D’abord, il doit reconstruire l’oralité et imiter la vie tout en étant aussi rythmé et travaillé que le reste de votre prose. Les répétitions, les hésitations, les structures de phrase à la syntaxe hasardeuses sont de bons outils, utilisés avec parcimonie. Le vocabulaire, le niveau de langage, de grammaire, la ponctuation offrent des moyens de caractériser un personnage, de l’ancrer dans son âge, son milieu social, sa profession, sa culture, son caractère, les émotions qui le traversent au moment où il parle.

Ne soyez pas scolaire

Ensuite, votre dialogue ne doit pas communiquer d’information évidentes pour les locuteurs. Ne nommez pas un personnage ou un lieu dont parlent vos protagonistes, si s’agit d’un détail évident pour eux. De même, évitez par-dessus tout de glisser dans vos répliques des explications, des résumés et autres détails qui ne sont destinés qu’au lecteur. Ce procédé scolaire casse le rythme, alourdit le récit. Si vous avez des infos à nous communiquer, trouvez un autre moyen !

Enfin, il doit rappeler autant que possible qu’il y a souvent des contradictions, des ambiguïtés, entre ce qu’on dit, ce qu’on fait, ce qu’on pense. Un personnage de roman érotique, comme dans la vraie vie, se trompe, dissimule, ment, exagère, fait le malin, bref : utilise toutes les ressources de l’oralité à son profit.

Au fond, à quoi sert un bon dialogue, dans un roman érotique ? 

Il doit permettre à l’action de progresser ; ou bien il doit enrichir ou approfondir la connaissance que nous avons des locuteurs ; ou bien encore il doit dynamiser le texte en perturbant à bon escient le rythme de la narration.

Un dialogue qui ne remplit aucune de ces fonctions devrait sauter à la relecture – autrement, il y a de grande chance que l’éditeur suggère de s’en passer… ou refuse carrément votre manuscrit, si trop de répliques inutiles le parasitent.

Arrêtez avec vos putains de didascalies !

Pour conclure, un mot sur les didascalies. 

— Putain, vociféra-t-il avec ironie.

— Je t’aime, prononça-t-elle tristement, tout en avalant bruyamment sa salive, l’œil humide.

Concernant le choix des verbes de parole, je suis partisan de la simplicité : dire, répondre, interroger, reprendre, annoncer, etc. Des indicateurs neutres qui ne forcent pas le lecteur ou la lectrice à entendre une émotion plutôt qu’une autre. Quant aux didascalies, je n’ai qu’un mot à dire : PITIÉ ! Épargnez-nous ça !

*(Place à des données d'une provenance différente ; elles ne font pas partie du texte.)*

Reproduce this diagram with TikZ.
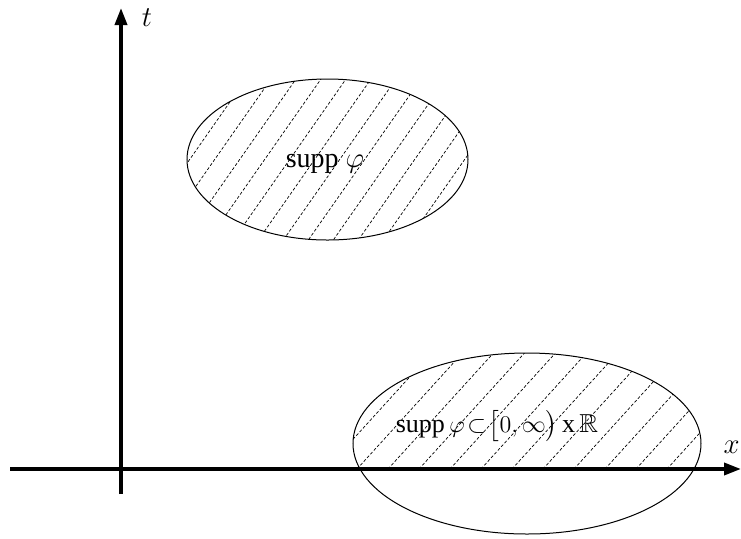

Si vous avez besoin de préciser la teneur émotionnelle de votre réplique, le ton sur lequel elle est prononcée, l’humeur du personnage qui s’exprime, c’est que le contexte qui entoure le dialogue n’est pas assez détaillé ou que votre réplique est ratée. Si on n’entend pas la tristesse, l’ironie, le murmure, le rire, le cri, alors il faut réécrire jusqu’à ce qu’on l’entende. Un auteur qui saute à pieds joints au milieu de son dialogue pour nous filer le mode d’emploi ne sera jamais une solution acceptable.